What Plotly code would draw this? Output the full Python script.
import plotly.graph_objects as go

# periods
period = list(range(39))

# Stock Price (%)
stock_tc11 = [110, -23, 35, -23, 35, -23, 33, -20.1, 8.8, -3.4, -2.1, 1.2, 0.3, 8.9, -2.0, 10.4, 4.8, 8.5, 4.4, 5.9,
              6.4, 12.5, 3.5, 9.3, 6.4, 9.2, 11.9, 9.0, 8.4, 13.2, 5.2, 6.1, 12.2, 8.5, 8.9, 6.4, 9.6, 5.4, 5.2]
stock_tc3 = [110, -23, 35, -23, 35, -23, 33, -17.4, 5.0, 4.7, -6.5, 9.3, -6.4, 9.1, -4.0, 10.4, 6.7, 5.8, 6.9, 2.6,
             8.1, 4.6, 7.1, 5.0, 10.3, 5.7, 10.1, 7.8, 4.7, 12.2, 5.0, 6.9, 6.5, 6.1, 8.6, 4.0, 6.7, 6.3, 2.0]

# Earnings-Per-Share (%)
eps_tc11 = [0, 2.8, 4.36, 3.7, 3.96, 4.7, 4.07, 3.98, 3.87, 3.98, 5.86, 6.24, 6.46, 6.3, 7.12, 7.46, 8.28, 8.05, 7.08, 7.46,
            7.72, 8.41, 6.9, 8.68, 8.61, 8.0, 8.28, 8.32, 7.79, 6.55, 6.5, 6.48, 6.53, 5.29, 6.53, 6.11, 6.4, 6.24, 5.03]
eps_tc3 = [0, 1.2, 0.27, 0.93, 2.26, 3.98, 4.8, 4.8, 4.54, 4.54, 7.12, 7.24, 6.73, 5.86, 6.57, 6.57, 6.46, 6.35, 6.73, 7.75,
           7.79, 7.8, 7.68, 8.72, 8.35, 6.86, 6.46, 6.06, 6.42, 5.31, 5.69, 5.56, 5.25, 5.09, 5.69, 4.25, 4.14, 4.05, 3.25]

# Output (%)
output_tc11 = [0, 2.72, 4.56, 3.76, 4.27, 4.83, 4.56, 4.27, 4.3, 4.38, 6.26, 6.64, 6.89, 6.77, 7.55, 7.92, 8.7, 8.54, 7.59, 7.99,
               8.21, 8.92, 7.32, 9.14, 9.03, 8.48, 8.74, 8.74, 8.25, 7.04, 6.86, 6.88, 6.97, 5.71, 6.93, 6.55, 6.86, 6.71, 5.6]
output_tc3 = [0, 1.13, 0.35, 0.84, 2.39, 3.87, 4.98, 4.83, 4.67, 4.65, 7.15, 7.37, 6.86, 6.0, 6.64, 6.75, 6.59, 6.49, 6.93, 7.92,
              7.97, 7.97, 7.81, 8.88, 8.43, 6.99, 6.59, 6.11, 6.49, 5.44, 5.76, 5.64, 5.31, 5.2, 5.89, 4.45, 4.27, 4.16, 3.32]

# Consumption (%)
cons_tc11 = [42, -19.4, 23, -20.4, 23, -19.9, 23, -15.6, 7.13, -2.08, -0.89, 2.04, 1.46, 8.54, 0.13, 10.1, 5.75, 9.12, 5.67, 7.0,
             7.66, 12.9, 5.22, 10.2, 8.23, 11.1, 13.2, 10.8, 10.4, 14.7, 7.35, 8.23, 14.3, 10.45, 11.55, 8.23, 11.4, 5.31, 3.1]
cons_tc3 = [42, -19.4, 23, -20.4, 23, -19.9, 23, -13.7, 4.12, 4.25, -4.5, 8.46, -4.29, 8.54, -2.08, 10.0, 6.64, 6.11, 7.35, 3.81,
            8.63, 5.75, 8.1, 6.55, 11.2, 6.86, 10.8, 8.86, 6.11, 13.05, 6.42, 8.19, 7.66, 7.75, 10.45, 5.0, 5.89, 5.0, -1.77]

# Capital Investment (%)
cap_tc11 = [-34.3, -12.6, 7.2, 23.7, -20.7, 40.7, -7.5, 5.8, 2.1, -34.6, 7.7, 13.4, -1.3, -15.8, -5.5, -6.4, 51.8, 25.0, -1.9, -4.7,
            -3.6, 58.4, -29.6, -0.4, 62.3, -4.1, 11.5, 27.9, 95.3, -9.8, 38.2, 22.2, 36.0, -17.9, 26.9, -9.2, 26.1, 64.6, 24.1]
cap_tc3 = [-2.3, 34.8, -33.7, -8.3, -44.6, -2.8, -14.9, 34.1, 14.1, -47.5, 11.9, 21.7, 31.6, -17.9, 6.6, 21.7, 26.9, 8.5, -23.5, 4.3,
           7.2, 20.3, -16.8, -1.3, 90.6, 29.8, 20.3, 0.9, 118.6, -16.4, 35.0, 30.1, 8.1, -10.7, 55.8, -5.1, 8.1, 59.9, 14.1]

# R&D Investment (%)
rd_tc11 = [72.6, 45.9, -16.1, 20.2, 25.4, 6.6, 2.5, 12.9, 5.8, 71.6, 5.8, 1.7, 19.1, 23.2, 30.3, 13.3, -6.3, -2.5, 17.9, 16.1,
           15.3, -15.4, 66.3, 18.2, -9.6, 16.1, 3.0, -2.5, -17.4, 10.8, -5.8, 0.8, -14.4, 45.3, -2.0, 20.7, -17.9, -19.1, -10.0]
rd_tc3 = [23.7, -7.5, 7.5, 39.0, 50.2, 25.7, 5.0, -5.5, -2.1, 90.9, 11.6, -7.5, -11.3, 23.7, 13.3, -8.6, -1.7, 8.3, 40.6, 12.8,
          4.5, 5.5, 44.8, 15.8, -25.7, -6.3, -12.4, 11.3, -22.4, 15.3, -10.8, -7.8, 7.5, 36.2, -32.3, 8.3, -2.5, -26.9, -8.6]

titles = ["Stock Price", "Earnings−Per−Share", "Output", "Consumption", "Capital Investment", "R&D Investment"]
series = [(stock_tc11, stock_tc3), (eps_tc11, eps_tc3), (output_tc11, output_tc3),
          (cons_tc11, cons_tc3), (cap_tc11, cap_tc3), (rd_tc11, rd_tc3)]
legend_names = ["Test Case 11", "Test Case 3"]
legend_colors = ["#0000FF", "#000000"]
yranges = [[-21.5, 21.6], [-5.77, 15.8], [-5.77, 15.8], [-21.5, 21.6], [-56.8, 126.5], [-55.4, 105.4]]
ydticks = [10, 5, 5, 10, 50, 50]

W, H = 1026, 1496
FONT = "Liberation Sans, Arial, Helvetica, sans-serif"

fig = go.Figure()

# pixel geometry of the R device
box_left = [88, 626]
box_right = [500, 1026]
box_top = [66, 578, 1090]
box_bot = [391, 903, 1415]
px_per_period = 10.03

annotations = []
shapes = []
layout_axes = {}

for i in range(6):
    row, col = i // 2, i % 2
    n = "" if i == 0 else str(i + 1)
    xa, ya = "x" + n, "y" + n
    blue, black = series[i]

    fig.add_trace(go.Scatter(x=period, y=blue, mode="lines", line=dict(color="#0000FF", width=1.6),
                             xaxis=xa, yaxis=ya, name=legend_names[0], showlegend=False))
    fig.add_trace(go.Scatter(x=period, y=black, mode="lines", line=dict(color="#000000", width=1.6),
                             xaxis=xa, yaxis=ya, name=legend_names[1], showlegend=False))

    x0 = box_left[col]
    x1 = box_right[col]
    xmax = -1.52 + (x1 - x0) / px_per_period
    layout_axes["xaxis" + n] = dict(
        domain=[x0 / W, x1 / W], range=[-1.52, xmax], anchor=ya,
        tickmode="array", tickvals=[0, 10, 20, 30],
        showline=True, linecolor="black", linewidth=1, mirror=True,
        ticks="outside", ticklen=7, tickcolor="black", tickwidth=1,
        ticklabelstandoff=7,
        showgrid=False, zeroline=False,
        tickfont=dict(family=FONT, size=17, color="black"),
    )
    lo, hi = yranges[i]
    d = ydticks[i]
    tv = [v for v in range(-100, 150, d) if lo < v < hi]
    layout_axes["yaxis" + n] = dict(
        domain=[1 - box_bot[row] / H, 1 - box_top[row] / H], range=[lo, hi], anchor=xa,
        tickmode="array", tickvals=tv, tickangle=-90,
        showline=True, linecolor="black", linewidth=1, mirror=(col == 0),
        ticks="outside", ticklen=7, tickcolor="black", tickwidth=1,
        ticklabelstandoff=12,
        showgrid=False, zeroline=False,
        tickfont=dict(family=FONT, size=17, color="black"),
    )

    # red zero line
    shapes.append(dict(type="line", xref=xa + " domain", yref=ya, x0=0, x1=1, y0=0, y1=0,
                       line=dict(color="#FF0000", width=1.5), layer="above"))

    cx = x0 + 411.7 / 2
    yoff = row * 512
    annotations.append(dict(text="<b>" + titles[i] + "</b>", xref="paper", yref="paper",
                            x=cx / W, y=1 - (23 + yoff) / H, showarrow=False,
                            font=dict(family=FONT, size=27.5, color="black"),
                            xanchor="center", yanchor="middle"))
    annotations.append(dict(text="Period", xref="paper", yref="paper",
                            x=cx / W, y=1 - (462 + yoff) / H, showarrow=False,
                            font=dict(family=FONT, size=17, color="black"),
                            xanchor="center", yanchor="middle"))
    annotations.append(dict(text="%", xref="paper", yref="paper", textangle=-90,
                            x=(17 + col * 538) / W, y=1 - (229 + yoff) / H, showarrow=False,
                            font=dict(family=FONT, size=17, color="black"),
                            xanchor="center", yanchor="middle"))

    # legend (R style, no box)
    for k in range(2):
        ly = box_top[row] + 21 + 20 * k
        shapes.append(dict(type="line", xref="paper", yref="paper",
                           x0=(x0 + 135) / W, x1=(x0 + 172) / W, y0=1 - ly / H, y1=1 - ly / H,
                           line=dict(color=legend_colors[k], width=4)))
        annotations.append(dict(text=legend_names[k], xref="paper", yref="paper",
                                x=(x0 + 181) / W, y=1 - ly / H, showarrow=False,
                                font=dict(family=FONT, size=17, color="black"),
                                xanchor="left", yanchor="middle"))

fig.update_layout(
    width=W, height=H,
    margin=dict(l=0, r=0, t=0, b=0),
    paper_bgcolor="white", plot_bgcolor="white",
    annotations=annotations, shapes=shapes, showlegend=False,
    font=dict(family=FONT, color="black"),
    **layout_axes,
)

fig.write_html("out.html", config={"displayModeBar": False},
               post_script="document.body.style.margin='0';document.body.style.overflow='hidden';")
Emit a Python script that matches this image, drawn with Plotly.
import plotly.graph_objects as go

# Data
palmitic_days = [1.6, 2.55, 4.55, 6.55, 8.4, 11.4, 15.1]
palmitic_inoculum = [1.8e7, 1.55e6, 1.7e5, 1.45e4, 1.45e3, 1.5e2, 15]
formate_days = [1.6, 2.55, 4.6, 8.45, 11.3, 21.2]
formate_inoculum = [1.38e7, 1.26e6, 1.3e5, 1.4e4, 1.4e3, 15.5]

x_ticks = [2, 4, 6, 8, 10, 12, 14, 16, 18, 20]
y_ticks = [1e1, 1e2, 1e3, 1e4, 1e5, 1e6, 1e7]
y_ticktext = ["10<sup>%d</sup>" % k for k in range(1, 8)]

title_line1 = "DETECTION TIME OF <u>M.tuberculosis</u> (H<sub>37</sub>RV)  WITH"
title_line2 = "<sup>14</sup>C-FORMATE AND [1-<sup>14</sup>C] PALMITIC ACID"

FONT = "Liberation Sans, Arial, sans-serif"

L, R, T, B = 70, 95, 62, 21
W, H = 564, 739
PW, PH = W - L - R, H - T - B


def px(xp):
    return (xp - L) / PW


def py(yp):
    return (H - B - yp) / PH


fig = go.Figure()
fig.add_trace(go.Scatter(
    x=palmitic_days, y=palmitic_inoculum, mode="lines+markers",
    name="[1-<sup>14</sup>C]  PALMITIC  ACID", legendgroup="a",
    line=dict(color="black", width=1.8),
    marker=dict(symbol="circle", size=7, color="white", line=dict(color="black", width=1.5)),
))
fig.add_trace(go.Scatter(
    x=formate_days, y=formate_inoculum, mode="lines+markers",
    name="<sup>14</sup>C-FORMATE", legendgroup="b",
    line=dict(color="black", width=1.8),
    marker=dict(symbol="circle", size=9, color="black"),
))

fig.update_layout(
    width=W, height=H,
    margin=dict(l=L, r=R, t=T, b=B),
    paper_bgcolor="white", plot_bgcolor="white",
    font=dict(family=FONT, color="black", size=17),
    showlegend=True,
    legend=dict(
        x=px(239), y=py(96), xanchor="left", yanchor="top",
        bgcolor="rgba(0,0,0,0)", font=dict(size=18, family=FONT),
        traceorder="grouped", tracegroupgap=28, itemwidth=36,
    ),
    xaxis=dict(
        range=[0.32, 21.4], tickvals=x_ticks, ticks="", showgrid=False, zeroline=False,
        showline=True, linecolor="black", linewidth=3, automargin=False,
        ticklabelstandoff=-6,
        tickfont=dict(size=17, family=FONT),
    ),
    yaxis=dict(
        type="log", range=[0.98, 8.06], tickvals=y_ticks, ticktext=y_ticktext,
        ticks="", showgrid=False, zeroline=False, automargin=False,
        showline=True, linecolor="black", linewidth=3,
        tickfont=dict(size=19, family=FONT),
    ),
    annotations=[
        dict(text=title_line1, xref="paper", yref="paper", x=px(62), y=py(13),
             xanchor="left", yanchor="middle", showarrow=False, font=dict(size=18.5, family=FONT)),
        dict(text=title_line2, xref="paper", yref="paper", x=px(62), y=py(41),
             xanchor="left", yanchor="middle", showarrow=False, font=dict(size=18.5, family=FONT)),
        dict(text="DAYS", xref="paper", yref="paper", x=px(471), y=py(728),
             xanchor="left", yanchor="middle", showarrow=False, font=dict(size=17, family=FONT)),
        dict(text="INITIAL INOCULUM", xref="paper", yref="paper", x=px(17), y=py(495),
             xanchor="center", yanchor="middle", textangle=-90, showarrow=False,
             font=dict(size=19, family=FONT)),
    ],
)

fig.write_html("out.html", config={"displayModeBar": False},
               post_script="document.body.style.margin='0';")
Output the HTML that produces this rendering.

◆ ◆ ◆

EXERCISE PROMPT »
Find the string "this" in the listing and return every line that holds it.

SOLVED EXERCISE »
What Plotly code would draw this? Output the full Python script.
Emit a Python script that matches this image, drawn with Plotly.
Output the HTML that produces this rendering.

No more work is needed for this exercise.